De même, le respect du principe de dignité humaine de la personne gardée à vue risque de demeurer longtemps encore lettre morte, au vu de la vétusté de nombreux locaux de police.

Aujourd’hui, vous créez des patrouilleurs chargés sur le terrain d’une triple mission – préventive, dissuasive, répressive –, qui recoupe en fait les missions traditionnelles de la police. Votre objectif est de rendre celle-ci « plus visible ». Votre objectif est le même avec l’acquisition de véhicules « sérigraphiés ». Qu’en penser ? Est-ce un retour – incontournable de mon point de vue – à la police de proximité que vous avez supprimée ? Ces patrouilles permettront-elles de faire reculer le sentiment d’insécurité que ressentent nos concitoyens et de restaurer la confiance entamée entre eux et la police par la politique du chiffre ?

Tout, dans ce budget, confirme votre désengagement des missions de service public essentielles et régaliennes.

Dans ce contexte, la police municipale, la vidéosurveillance, la réserve civile ou les sociétés privées – certains tribunaux y recourent – sont, pour vous, des palliatifs à la baisse des effectifs. Les agences de sécurité privée et les sociétés de vidéosurveillance ne se sont jamais aussi bien portées. Preuve en est que le marché est rentable. La vidéosurveillance croît sans cesse, alors que, comme cela a été dit, son efficacité sur la voie publique est contestée et que le respect des libertés publiques est douteux, tout cela pour un coût très élevé. Une évaluation serait nécessaire. Qui plus est, ce sont les collectivités locales qui paient l’essentiel.

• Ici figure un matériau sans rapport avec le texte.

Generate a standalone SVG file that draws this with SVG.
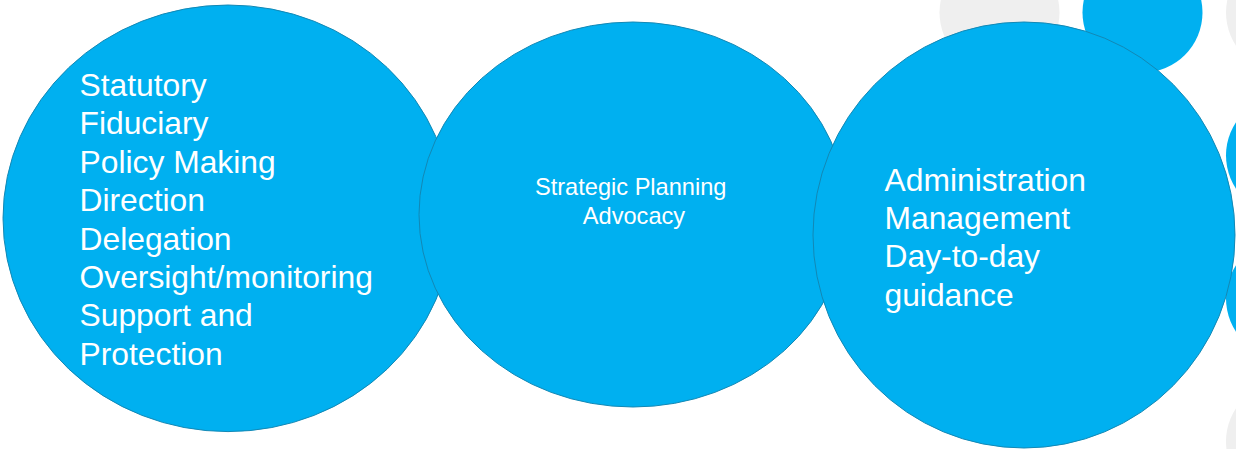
<svg xmlns="http://www.w3.org/2000/svg" width="1236" height="449" viewBox="0 0 1236 449">
  <style>
    .dot-grey { fill: #EFEFEF; }
    .dot-blue { fill: #00B0F0; }
    .bubble { fill: #00B0F0; stroke: #1288B5; stroke-width: 1; }
    .label { fill: #FFFFFF; font-family: "Liberation Sans", Arial, sans-serif; }
    .big { font-size: 31.8px; }
    .small { font-size: 23.6px; }
  </style>
  <rect width="1236" height="449" fill="#FFFFFF"/>

  <!-- decorative dot grid on the right -->
  <g id="decor">
    <circle class="dot-grey" cx="999.5" cy="12.5" r="60"/>
    <circle class="dot-blue" cx="1142.5" cy="12.5" r="60"/>
    <circle class="dot-grey" cx="1286" cy="12.5" r="60"/>
    <circle class="dot-blue" cx="1286" cy="155.5" r="60"/>
    <circle class="dot-blue" cx="1286" cy="298.5" r="60"/>
    <circle class="dot-grey" cx="1286" cy="441.5" r="60"/>
  </g>

  <!-- governance roles -->
  <g id="node-board">
    <ellipse class="bubble" cx="228" cy="218.3" rx="225" ry="213.3"/>
    <text class="label big">
      <tspan x="79.5" y="96">Statutory</tspan>
      <tspan x="79.5" y="134.4">Fiduciary</tspan>
      <tspan x="79.5" y="172.8">Policy Making</tspan>
      <tspan x="79.5" y="211.2">Direction</tspan>
      <tspan x="79.5" y="249.6">Delegation</tspan>
      <tspan x="79.5" y="288">Oversight/monitoring</tspan>
      <tspan x="79.5" y="326.4">Support and</tspan>
      <tspan x="79.5" y="364.8">Protection</tspan>
    </text>
  </g>

  <!-- shared roles -->
  <g id="node-shared">
    <ellipse class="bubble" cx="633" cy="214.5" rx="214" ry="192.5"/>
    <text class="label small" text-anchor="middle">
      <tspan x="634" y="195">Strategic Planning</tspan>
      <tspan x="634" y="223.5">Advocacy</tspan>
    </text>
  </g>

  <!-- management roles -->
  <g id="node-management">
    <ellipse class="bubble" cx="1024" cy="235" rx="211" ry="213"/>
    <text class="label big">
      <tspan x="884.5" y="190.6">Administration</tspan>
      <tspan x="884.5" y="229">Management</tspan>
      <tspan x="884.5" y="267.4">Day-to-day</tspan>
      <tspan x="884.5" y="305.8">guidance</tspan>
    </text>
  </g>

  <g id="connectors"/>
</svg>
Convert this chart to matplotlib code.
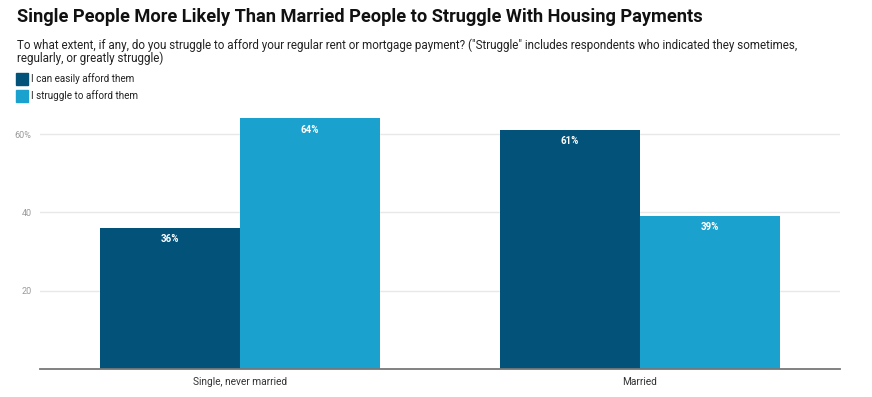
import matplotlib.pyplot as plt
import matplotlib.patches as mpatches
import numpy as np

plt.rcParams['font.family'] = ['Roboto', 'DejaVu Sans']

categories = ['Single, never married', 'Married']
series = ['I can easily afford them', 'I struggle to afford them']
easily = [36, 61]
struggle = [64, 39]
colors = ['#02527a', '#1aa1ce']
yticks = [20, 40, 60]
ytick_labels = ['20', '40', '60%']

W, H = 872, 397
fig = plt.figure(figsize=(W / 100, H / 100), dpi=100)

# axes in pixel coords: left 40, right 840, bottom 369, top 111
ax = fig.add_axes([40 / W, 1 - 369 / H, 800 / W, (369 - 111) / H])

x = np.arange(len(categories))
width = 0.35
for i, (vals, c) in enumerate(zip([easily, struggle], colors)):
    pos = x - width / 2 + i * width
    bars = ax.bar(pos, vals, width, color=c, zorder=2)
    for b, v in zip(bars, vals):
        ax.annotate(f'{v}%', (b.get_x() + b.get_width() / 2, v),
                    xytext=(0, -8), textcoords='offset points',
                    ha='center', va='center', color='white',
                    fontsize=7, fontweight='bold')

ax.set_xlim(-0.5, 1.5)
ax.set_ylim(0, 65.9)
ax.set_yticks(yticks)
ax.set_yticklabels(ytick_labels)
ax.set_xticks(x)
ax.set_xticklabels(categories)
ax.grid(axis='y', color='#e8e8e8', linewidth=1, zorder=0)
for s in ['top', 'right', 'left']:
    ax.spines[s].set_visible(False)
ax.spines['bottom'].set_color('#777777')
ax.spines['bottom'].set_linewidth(1.3)
ax.spines['bottom'].set_zorder(3)
ax.tick_params(axis='y', length=0, labelsize=6.5, labelcolor='#9a9a9a', pad=6)
ax.tick_params(axis='x', length=0, labelsize=7.3, labelcolor='#333333', pad=6)

fig.text(17 / W, 1 - 17 / H, 'Single People More Likely Than Married People to Struggle With Housing Payments',
         fontsize=13.15, fontweight='bold', color='#111111', va='center', ha='left')
fig.text(17 / W, 1 - 45 / H,
         'To what extent, if any, do you struggle to afford your regular rent or mortgage payment? ("Struggle" includes respondents who indicated they sometimes,',
         fontsize=8.4, color='#222222', va='center', ha='left')
fig.text(17 / W, 1 - 58 / H, 'regularly, or greatly struggle)',
         fontsize=8.4, color='#222222', va='center', ha='left')

for j, (lab, c) in enumerate(zip(series, colors)):
    yc = 79 + j * 17
    fig.patches.append(mpatches.Rectangle((16 / W, 1 - (yc + 6) / H), 12 / W, 12 / H,
                                          transform=fig.transFigure, color=c))
    fig.text(31 / W, 1 - yc / H, lab, fontsize=7.1, color='#222222', va='center', ha='left')

fig.savefig('out.png', dpi=100)
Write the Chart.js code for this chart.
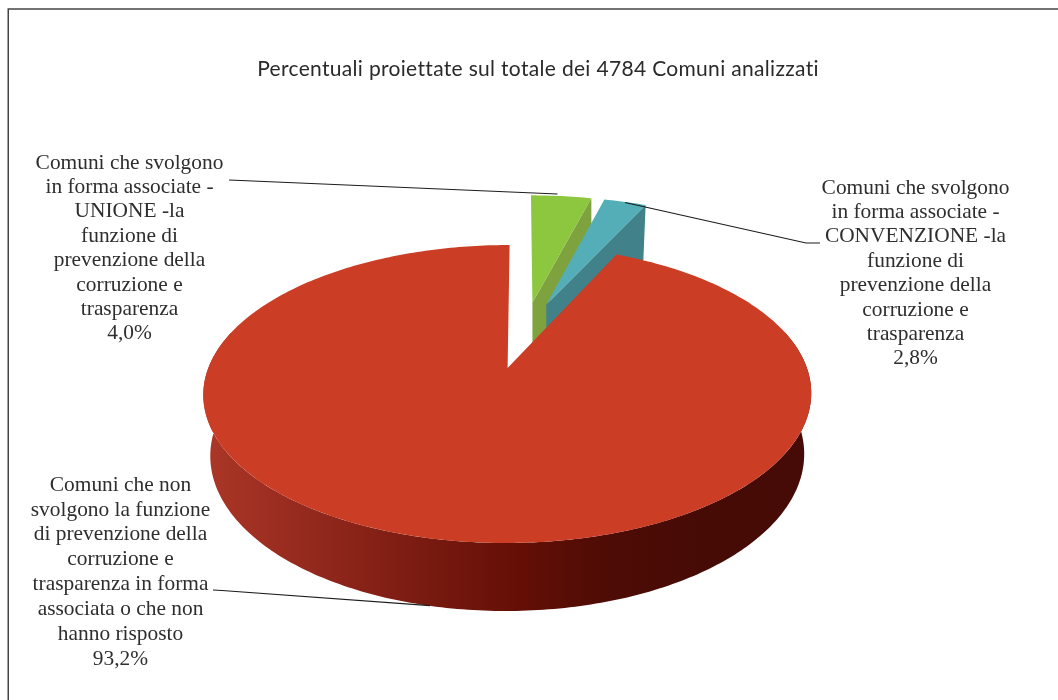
<!DOCTYPE html>
<html><head><meta charset="utf-8">
<style>html,body{margin:0;padding:0;background:#fff}canvas{display:block}</style>
<script src="https://cdn.jsdelivr.net/npm/chart.js@4"></script>
</head><body><canvas id="c" width="1058" height="700"></canvas>
<script>
const chartTitle = 'Percentuali proiettate sul totale dei 4784 Comuni analizzati';
const categories = [
  'Comuni che svolgono in forma associate - UNIONE - la funzione di prevenzione della corruzione e trasparenza',
  'Comuni che svolgono in forma associate - CONVENZIONE - la funzione di prevenzione della corruzione e trasparenza',
  'Comuni che non svolgono la funzione di prevenzione della corruzione e trasparenza in forma associata o che non hanno risposto'
];
const values = [4.0, 2.8, 93.2];
const topColors = ['#8dc63f', '#54aeb8', '#cb3d25'];
const wallColors = ['#7ea33e', '#40818a'];
const labelGreen = ['Comuni che svolgono','in forma associate -','UNIONE -la','funzione di','prevenzione della','corruzione e','trasparenza','4,0%'];
const labelTeal = ['Comuni che svolgono','in forma associate -','CONVENZIONE -la','funzione di','prevenzione della','corruzione e','trasparenza','2,8%'];
const labelRed = ['Comuni che non','svolgono la funzione','di prevenzione della','corruzione e','trasparenza in forma','associata o che non','hanno risposto','93,2%'];

// perspective of the pie plane
const K = 0.1745, AX = 299.3, AY = 80.25, CX = 507.6, CY = 368;
const project = (u, v) => { const d = 1 + K * v; return [CX + AX * u / d, (CY - AY * v) / d]; };
// lower rim of the pie is the upper rim scaled and moved
const lower = p => [507 + (p[0] - 507) * 297 / 304, 455 + (p[1] - 394) * 156 / 149];
// plane shift u, plane shift v, radius factor, skew
const explode = [[0.09, 0.49, 1.02, 2], [0.14, 0.476, 1.02, 3], [0, 0, 1, 2]];

const pieArc = Chart.ArcElement.prototype;
pieArc.draw = function (ctx) {
  const i = this.sliceIndex;
  const [su, sv, sr, sk] = explode[i];
  const at = (a, r) => {
    const dv = -sr * r * Math.sin(a);
    const p = project(su + sr * r * Math.cos(a), sv + dv);
    return [p[0] + sk * dv, p[1]];
  };
  const apex = at(0, 0), rimEnd = at(this.endAngle, 1);
  ctx.save();
  if (i === 0) {
    ctx.fillStyle = wallColors[0];
    ctx.beginPath();
    ctx.moveTo(rimEnd[0], rimEnd[1]);
    ctx.lineTo(apex[0], apex[1]);
    ctx.lineTo(apex[0], apex[1] + 44);
    ctx.lineTo(apex[0] + 15, apex[1] + 29);
    ctx.lineTo(apex[0] + 15, apex[1] + 3);
    ctx.lineTo(rimEnd[0], rimEnd[1] + 26);
    ctx.closePath(); ctx.fill();
  } else if (i === 1) {
    ctx.fillStyle = wallColors[1];
    ctx.beginPath();
    ctx.moveTo(rimEnd[0], rimEnd[1]);
    ctx.lineTo(apex[0], apex[1]);
    ctx.lineTo(apex[0], apex[1] + 40);
    ctx.lineTo(rimEnd[0] - 2.3, rimEnd[1] + 55);
    ctx.closePath(); ctx.fill();
  } else {
    const g = ctx.createLinearGradient(203, 0, 811, 0);
    [[0,'#ab3727'],[0.16,'#962a1e'],[0.37,'#781a10'],[0.52,'#640f06'],[0.66,'#4e0c05'],[0.82,'#470b06'],[1,'#460b06']]
      .forEach(s => g.addColorStop(s[0], s[1]));
    ctx.fillStyle = g;
    ctx.beginPath();
    const n = 240, a0 = -15 * Math.PI / 180, a1 = 195 * Math.PI / 180;
    for (let k = 0; k < n; k++) {
      const b0 = a0 + (a1 - a0) * k / n, b1 = a0 + (a1 - a0) * (k + 1) / n;
      const p0 = at(b0, 1), p1 = at(b1, 1), q0 = lower(p0), q1 = lower(p1);
      ctx.moveTo(p0[0], p0[1]); ctx.lineTo(p1[0], p1[1]);
      ctx.lineTo(q1[0], q1[1]); ctx.lineTo(q0[0], q0[1]); ctx.closePath();
    }
    ctx.fill();
  }
  ctx.fillStyle = this.options.backgroundColor;
  ctx.beginPath();
  ctx.moveTo(apex[0], apex[1]);
  const steps = Math.max(8, Math.ceil((this.endAngle - this.startAngle) * 60));
  for (let k = 0; k <= steps; k++) {
    const p = at(this.startAngle + (this.endAngle - this.startAngle) * k / steps, 1);
    ctx.lineTo(p[0], p[1]);
  }
  ctx.closePath(); ctx.fill();
  ctx.restore();
};

const frame = {
  id: 'frame',
  beforeDraw(chart) {
    const c = chart.ctx;
    c.save();
    c.fillStyle = '#fff'; c.fillRect(0, 0, chart.width, chart.height);
    c.strokeStyle = '#444'; c.lineWidth = 1.5;
    c.beginPath(); c.moveTo(8.25, 700); c.lineTo(8.25, 9); c.lineTo(1058, 9); c.stroke();
    c.restore();
    c.letterSpacing = '0.32px';
  },
  beforeDatasetsDraw(chart) {
    chart.ctx.letterSpacing = '0px';
    chart.getDatasetMeta(0).data.forEach((el, i) => { el.sliceIndex = i; });
  }
};
const callouts = {
  id: 'callouts',
  afterDatasetsDraw(chart) {
    const c = chart.ctx;
    c.save();
    c.strokeStyle = '#1c1c1c'; c.lineWidth = 1.2;
    [[[229,180],[557.5,194]], [[625,202.5],[806,243],[820,243]], [[213,590],[222,590.5],[430,605.7]]].forEach(l => {
      c.beginPath();
      l.forEach((p, i) => i ? c.lineTo(p[0], p[1]) : c.moveTo(p[0], p[1]));
      c.stroke();
    });
    c.fillStyle = '#2e2e2e';
    c.font = '21.4px "Liberation Serif"';
    c.textAlign = 'center'; c.textBaseline = 'middle';
    const put = (lines, x, y, dy) => lines.forEach((t, i) => c.fillText(t, x, y + i * dy));
    put(labelGreen, 129.5, 163, 24.4);
    put(labelTeal, 915.5, 188, 24.4);
    put(labelRed, 120.5, 485, 24.9);
    c.restore();
  }
};

new Chart(document.getElementById('c'), {
  type: 'pie',
  data: { labels: categories, datasets: [{ data: values, backgroundColor: topColors, borderWidth: 0, radius: 300 }] },
  options: {
    responsive: false, animation: false, events: [],
    layout: { padding: { left: 18 } },
    plugins: {
      legend: { display: false }, tooltip: { enabled: false },
      title: { display: true, text: chartTitle, fullSize: false, color: '#2a2a2a',
        font: { family: 'Lato', size: 21, weight: 'normal' }, padding: { top: 57, bottom: 10 } }
    }
  },
  plugins: [frame, callouts]
});
</script>
</body></html>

C’est la raison pour laquelle la commission des lois a décidé la constitution d’une mission d’information sur les polices municipales.

Dans son projet électoral, l’UMP promet une « présence renforcée des forces de sécurité sur le terrain ». C’est un nouvel affichage, puisqu’il est précisé que cela se fera sans déroger à la contrainte du « coût zéro », ni sans revenir sur le non-remplacement d’un fonctionnaire sur deux partant à la retraite.

Pour conclure, je veux dire que nous sommes très inquiets face au discours permanent de stigmatisation des étrangers et des jeunes des quartiers populaires que l’on entend au sein de l’exécutif et à droite, instillant l’idée d’une connotation ethno-raciale et sociale de la délinquance, tout particulièrement de la jeunesse.

Pour notre part, les jeunes ne nous font pas peur : c’est la façon dont on les traite qui nous inquiète.

Mme Éliane Assassi, rapporteure pour avis. Oui !

Mme Nicole Borvo Cohen-Seat. En matière de sécurité, nous refusons toute instrumentalisation. Nous sommes très attachés à la police républicaine, seule garante de l’égalité entre les citoyens et du respect des libertés publiques.

M. Jean-Pierre Sueur. C’est très bien dit !

Mme Nicole Borvo Cohen-Seat. Aussi voulons-nous pour elle des moyens à la hauteur de ses missions. Voilà pourquoi nous voterons contre ce budget.